▶ [PROVIDED MATERIAL]:
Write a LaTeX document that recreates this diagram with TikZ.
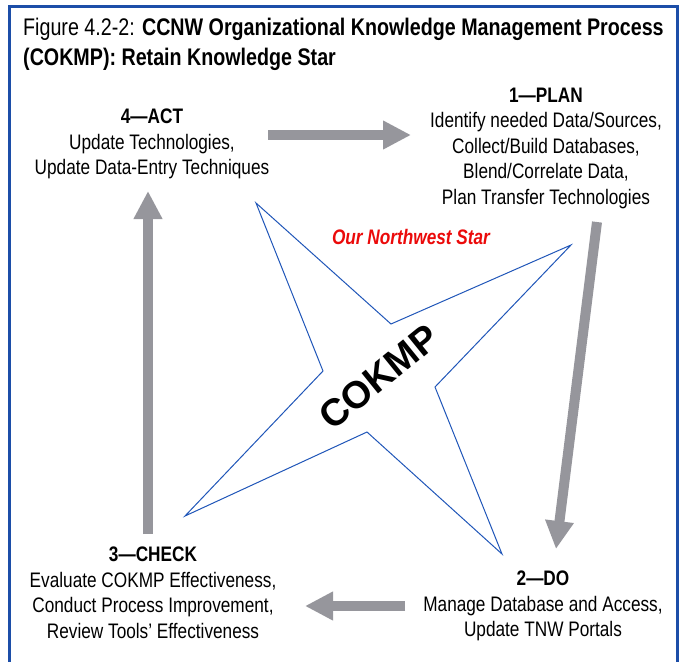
\documentclass[tikz,border=0pt]{standalone}
\usepackage{fontspec}
\setmainfont[FakeStretch=0.82]{Liberation Sans}
\newfontfamily\widefont{Liberation Sans}
\usetikzlibrary{arrows.meta}
\definecolor{frameblue}{RGB}{28,78,168}
\definecolor{starblue}{RGB}{32,86,184}
\definecolor{arrowgray}{RGB}{150,150,156}
\definecolor{starred}{RGB}{235,10,10}
\tikzset{x=1pt, y=-1pt, % One unit is one pixel of the figure, y runs down
every node/.style={inner sep=0pt},
step text/.style={ % Text of each of the four steps
align=center,
font=\fontsize{21}{25.5}\selectfont},
title text/.style={
align=left,
font=\fontsize{24}{30}\selectfont},
flow/.style={ % Broad gray arrows from step to step
draw=arrowgray,
line width=10pt,
-{Triangle[width=27pt,length=28pt]}},
star line/.style={ % Outline of the star
draw=starblue,
line width=1pt,
line join=miter}}

\begin{document}
\begin{tikzpicture}
				\useasboundingbox (0,0) rectangle (681,662);
				\draw[frameblue, line width=3pt] (9,662) -- (9,6) -- (677,6) -- (677,662);

				\node[title text, anchor=north west] (title) at (23,18) {Figure 4.2-2: \textbf{CCNW Organizational Knowledge Management Process}\\\textbf{(COKMP): Retain Knowledge Star}};

				\node[step text] (plan) at (546,148) {\textbf{1—PLAN}\\Identify needed Data/Sources,\\Collect/Build Databases,\\Blend/Correlate Data,\\Plan Transfer Technologies};
				\node[step text] (act) at (152,144) {\textbf{4—ACT}\\Update Technologies,\\Update Data-Entry Techniques};
				\node[step text] (check) at (153,593) {\textbf{3—CHECK}\\Evaluate COKMP Effectiveness,\\Conduct Process Improvement,\\Review Tools’ Effectiveness};
				\node[step text] (do) at (543,606) {\textbf{2—DO}\\Manage Database and Access,\\Update TNW Portals};

				% star points and inner corners
				\coordinate (tipNW) at (256,203);
				\coordinate (inN) at (391,324);
				\coordinate (tipNE) at (571,245);
				\coordinate (inE) at (435,387);
				\coordinate (tipSE) at (502,554);
				\coordinate (inS) at (367,432);
				\coordinate (tipSW) at (185,516);
				\coordinate (inW) at (323,371);
				\draw[star line] (tipNW) -- (inN) -- (tipNE) -- (inE) -- (tipSE) -- (inS) -- (tipSW) -- (inW) -- cycle;

				\node[text=starred, font=\fontsize{21}{25}\selectfont\bfseries\itshape] (motto) at (411,237) {Our Northwest Star};
				\node[rotate=39, font=\widefont\fontsize{38}{42}\selectfont\bfseries] (cokmp) at (379,377) {COKMP};

				% arrow ends
				\coordinate (actOut) at (268,135);
				\coordinate (planIn) at (411,135);
				\coordinate (planOut) at (597,222);
				\coordinate (doIn) at (556,549);
				\coordinate (doOut) at (405,606);
				\coordinate (checkIn) at (305,606);
				\coordinate (checkOut) at (148,534);
				\coordinate (actIn) at (148,191);

				\draw (actOut) edge[flow] (planIn);
				\draw (planOut) edge[flow] (doIn);
				\draw (doOut) edge[flow] (checkIn);
				\draw (checkOut) edge[flow] (actIn);
			\end{tikzpicture}
\end{document}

▶ [SHORT EXERCISE]: Reproduce the data verbatim. Do not carry any picture into the copy.

▶ [EXPECTED ANSWER]:
Write a LaTeX document that recreates this diagram with TikZ.
\documentclass[tikz,border=0pt]{standalone}
\usepackage{fontspec}
\setmainfont[FakeStretch=0.82]{Liberation Sans}
\newfontfamily\widefont{Liberation Sans}
\usetikzlibrary{arrows.meta}
\definecolor{frameblue}{RGB}{28,78,168}
\definecolor{starblue}{RGB}{32,86,184}
\definecolor{arrowgray}{RGB}{150,150,156}
\definecolor{starred}{RGB}{235,10,10}
\tikzset{x=1pt, y=-1pt, % One unit is one pixel of the figure, y runs down
every node/.style={inner sep=0pt},
step text/.style={ % Text of each of the four steps
align=center,
font=\fontsize{21}{25.5}\selectfont},
title text/.style={
align=left,
font=\fontsize{24}{30}\selectfont},
flow/.style={ % Broad gray arrows from step to step
draw=arrowgray,
line width=10pt,
-{Triangle[width=27pt,length=28pt]}},
star line/.style={ % Outline of the star
draw=starblue,
line width=1pt,
line join=miter}}

\begin{document}
\begin{tikzpicture}
				\useasboundingbox (0,0) rectangle (681,662);
				\draw[frameblue, line width=3pt] (9,662) -- (9,6) -- (677,6) -- (677,662);

				\node[title text, anchor=north west] (title) at (23,18) {Figure 4.2-2: \textbf{CCNW Organizational Knowledge Management Process}\\\textbf{(COKMP): Retain Knowledge Star}};

				\node[step text] (plan) at (546,148) {\textbf{1—PLAN}\\Identify needed Data/Sources,\\Collect/Build Databases,\\Blend/Correlate Data,\\Plan Transfer Technologies};
				\node[step text] (act) at (152,144) {\textbf{4—ACT}\\Update Technologies,\\Update Data-Entry Techniques};
				\node[step text] (check) at (153,593) {\textbf{3—CHECK}\\Evaluate COKMP Effectiveness,\\Conduct Process Improvement,\\Review Tools’ Effectiveness};
				\node[step text] (do) at (543,606) {\textbf{2—DO}\\Manage Database and Access,\\Update TNW Portals};

				% star points and inner corners
				\coordinate (tipNW) at (256,203);
				\coordinate (inN) at (391,324);
				\coordinate (tipNE) at (571,245);
				\coordinate (inE) at (435,387);
				\coordinate (tipSE) at (502,554);
				\coordinate (inS) at (367,432);
				\coordinate (tipSW) at (185,516);
				\coordinate (inW) at (323,371);
				\draw[star line] (tipNW) -- (inN) -- (tipNE) -- (inE) -- (tipSE) -- (inS) -- (tipSW) -- (inW) -- cycle;

				\node[text=starred, font=\fontsize{21}{25}\selectfont\bfseries\itshape] (motto) at (411,237) {Our Northwest Star};
				\node[rotate=39, font=\widefont\fontsize{38}{42}\selectfont\bfseries] (cokmp) at (379,377) {COKMP};

				% arrow ends
				\coordinate (actOut) at (268,135);
				\coordinate (planIn) at (411,135);
				\coordinate (planOut) at (597,222);
				\coordinate (doIn) at (556,549);
				\coordinate (doOut) at (405,606);
				\coordinate (checkIn) at (305,606);
				\coordinate (checkOut) at (148,534);
				\coordinate (actIn) at (148,191);

				\draw (actOut) edge[flow] (planIn);
				\draw (planOut) edge[flow] (doIn);
				\draw (doOut) edge[flow] (checkIn);
				\draw (checkOut) edge[flow] (actIn);
			\end{tikzpicture}
\end{document}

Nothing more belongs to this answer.